Somut olaya gelince; davacı kendisine ait 170 ve 171 no’lu parsellerin yola çıkışını sağlamak için geçit talep etmiş, mahkemece 170 parsel için istenilen geçit talebi reddedilmiştir.
Geçit talebi şahıslar lehine değil parseller lehine kurulan bir şahsi haktır.
Mahkemece lehine geçit hakkı kurulması istemi reddedilen 170 parsel sayılı taşınmazın mutlak geçit ihtiyacı içinde olduğu anlaşılmaktadır. Yapılan keşif sonrasında düzenlenen bilirkişi raporuna göre 171 parsel sayılı taşınmazdan 170 parsel sayılı taşınmaza rahatlıkla geçiş sağlanacağı belirtilmiş ise de paftaya göre iki taşınmaz arasında bulunan arktan geçişin nasıl sağlanacağı hususu raporda açıklanmamıştır. Bu durumda mahkemece yeniden keşif yapılarak taşınmazlar arasındaki arktan geçişin nasıl sağlanacağının açıklığa kavuşturulması, geçiş teknik olarak mümkün ise davacıya ait her bir parselin kesintisiz yola çıkışının sağlanması için 170 parsel sayılı taşınmaz lehine akdi irtifak kurulmasının temin edilmesi, arktan geçiş teknik olarak mümkün değil ise başka alternatifler değerlendirilerek 170 parsel sayılı taşınmaz lehine geçit hakkı kurulması gerekmektedir.

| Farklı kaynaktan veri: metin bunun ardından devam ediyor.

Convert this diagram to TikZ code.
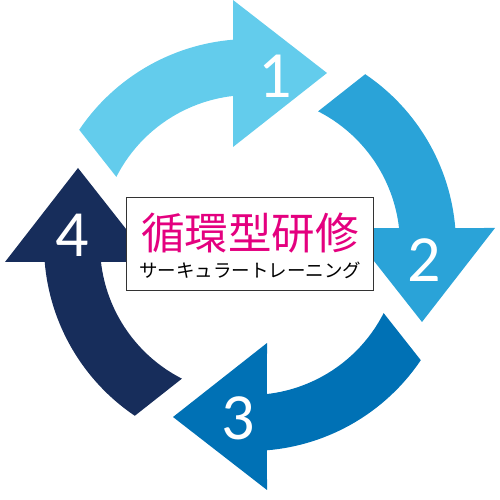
\documentclass[tikz,border=0pt]{standalone}
\usepackage{fontspec}
\setmainfont{Open Sans}
\newfontfamily\numfont{Carlito}
\newfontfamily\jpfont{Noto Sans CJK JP}
\definecolor{aone}{RGB}{99,204,236}
\definecolor{atwo}{RGB}{42,163,216}
\definecolor{athree}{RGB}{0,113,181}
\definecolor{afour}{RGB}{23,45,91}
\definecolor{mag}{RGB}{228,0,127}
\begin{document}
\begin{tikzpicture}[x=1pt,y=1pt,
  numlabel/.style={text=white,inner sep=0pt,font=\numfont\fontsize{66}{66}\selectfont},
  cyclearrow/.style={draw=none}]
\useasboundingbox (0,0) rectangle (500,500);
\coordinate (c) at (250,255);
\foreach \k/\col in {0/aone,1/atwo,2/athree,3/afour}{
  \begin{scope}[shift={(c)},rotate=-90*\k]
    \fill[\col,cyclearrow] (146:206) arc[start angle=146,end angle=94.73,radius=206]
      -- (-17,245) -- (77,172) -- (-17,98) -- (96.5:150)
      arc[start angle=96.5,end angle=153,radius=150] -- cycle;
  \end{scope}
}
\node[numlabel] (n1) at (275,424) {1};
\node[numlabel] (n2) at (424,240) {2};
\node[numlabel] (n3) at (238,82) {3};
\node[numlabel] (n4) at (72,265) {4};
\node[draw=black!80,line width=1pt,fill=white,minimum width=247pt,minimum height=93pt,inner sep=0pt] (box) at (249.5,255.5) {};
\node[inner sep=0pt,text=mag,font=\jpfont\fontsize{43.5}{43.5}\selectfont] (title) at (250,267) {循環型研修};
\node[inner sep=0pt,text=black,font=\jpfont\fontsize{18.5}{18.5}\selectfont] (sub) at (250,230) {サーキュラートレーニング};
\end{tikzpicture}
\end{document}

Öte yandan davalı … vekili temyiz dilekçesinde davacının 166 parsel sayılı taşınmazda miras payı olduğunu, 168 parsel sayılı taşınmaz malikinin kendi parselinden geçit kurulmasına rızası olduğunu belirtmiştir. Mahkemece bu taşınmazların tapu kayıtları getirtilerek davacının hissedar olduğu anlaşılır ise 171 parsel sayılı taşınmaz lehine bu taşınmazdan geçecek güzergahın da değerlendirilmesi, davacı hissedar değil ise yazılı şekilde 172 parsel sayılı taşınmazdan geçit hakkı kurulması gerekmektedir.
SONUÇ: Yukarıda açıklanan nedenlerle davalı … vekilinin ve davacının temyiz itirazlarının kabulü ile hükmün BOZULMASINA, peşin yatırılan harcın istek halinde yatırana iadesine, kararın tebliğinden itibaren 15 gün içinde karar düzeltme yolu açık olmak üzere, 10.01.2019 tarihinde oybirliği ile karar verildi.